HSG also completed the Redemption, redeeming Dupont’s entire ownership of HSG with a value of $250 million.  The Redemption was funded with HSG’s existing cash on-hand of $75 million and its newly obtained third-party debt of $175 million, maturing on September 8, 2021.  Debt repayments have been recorded as a financing activity on Corning's consolidated statements of cash flows.   As of March 31, 2021, the remaining third-party debt was $50 million and was classified as a current liability in Corning's consolidated financial statements.

 

Upon completion of the redemption, Corning obtained a 100% interest in HS LLC and 80.5% interest in HSO LLC.  Corning accounted for the Redemption under the acquisition method of accounting in accordance with business combinations without the transfer of net cash consideration.  The Redemption price of $250 million approximated the fair value of Corning’s equity interest in HSG immediately preceding the Redemption.

 

The net gain on previously owned equity was calculated as follows (in millions):

 

Fair value of previously held equity investment

 $250 

Equity investment liability balance as of acquisition date

  (248)

Corning's gain on previously held equity investment

 $498 

 

The following table summarizes the amounts of recorded assets acquired and liabilities assumed as of September 9, 2020, which includes the TCS assets and liabilities acquired by HSG immediately prior to the Redemption and the consolidation by Corning.

 

Recognized amounts of identified assets and liabilities recorded at fair value (in millions):

 

Inventory

 $503 

Property, plant and equipment

  651 

Intangible assets

  285 

Other current and non-current assets (1)

  173 

Short-term borrowings

  (178)

Trade payables and other accrued liabilities

  (329)

Other liabilities

  (1,261)

Total identified net liabilities

  (156)

Non-controlling interests (2)

  (102)

Total fair value of Corning's previously held equity investment (2)

  (250)

Goodwill (3)

 $508 

 

(1)

The other current and non-current assets included a contingent consideration asset of $20 million at fair value for a cost adjustment contract related to the TCS Transaction.
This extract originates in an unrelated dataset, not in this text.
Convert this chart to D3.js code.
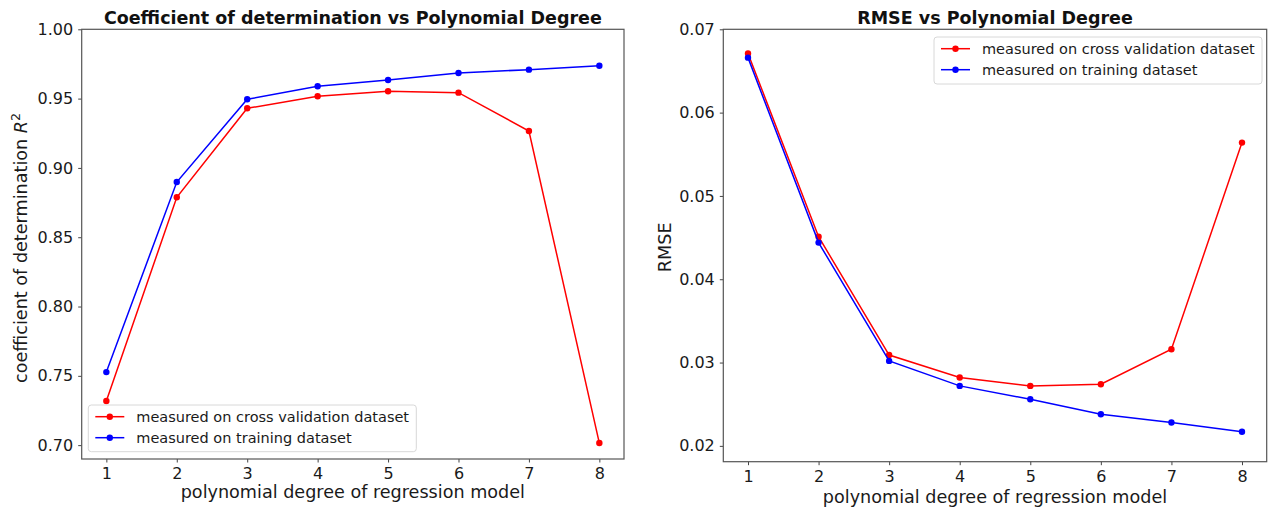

Refer to Note 13 (Fair Value Measurements) to the consolidated financial statements for additional information.

(2)

The purchase price being used to measure the goodwill of the Redemption is $352 million, including the fair value of Corning’s previously held equity interest and non-controlling interest, in the amount of $250 million and $102 million, respectively.

(3)

The goodwill recognized is not deductible for U.S. income tax purposes. The goodwill was allocated to “All Other” within segment reporting as disclosed in Note 16 (Reportable Segments) to the consolidated financial statements.

 

Upon completion of the Redemption and resulting consolidation, Corning recorded the values of assets acquired and liabilities assumed from HSG, including a customer deposit liability and deferred revenue.  Refer to Note 4 (Revenue) to the consolidated financial statements for additional information.

 

The goodwill is primarily related to other intangibles and synergies of the acquired business which do not qualify for separate recognition.  Intangible assets consist primarily of $215 million of developed technologies and know-how, and $70 million of other intangibles that are amortized over the weighted average useful life of approximately 20 and 15 years, respectively.

 

HSG's revenue and net income have been consolidated in “All Other” in Corning’s consolidated statements of income (loss) for the three months ended March 31, 2021.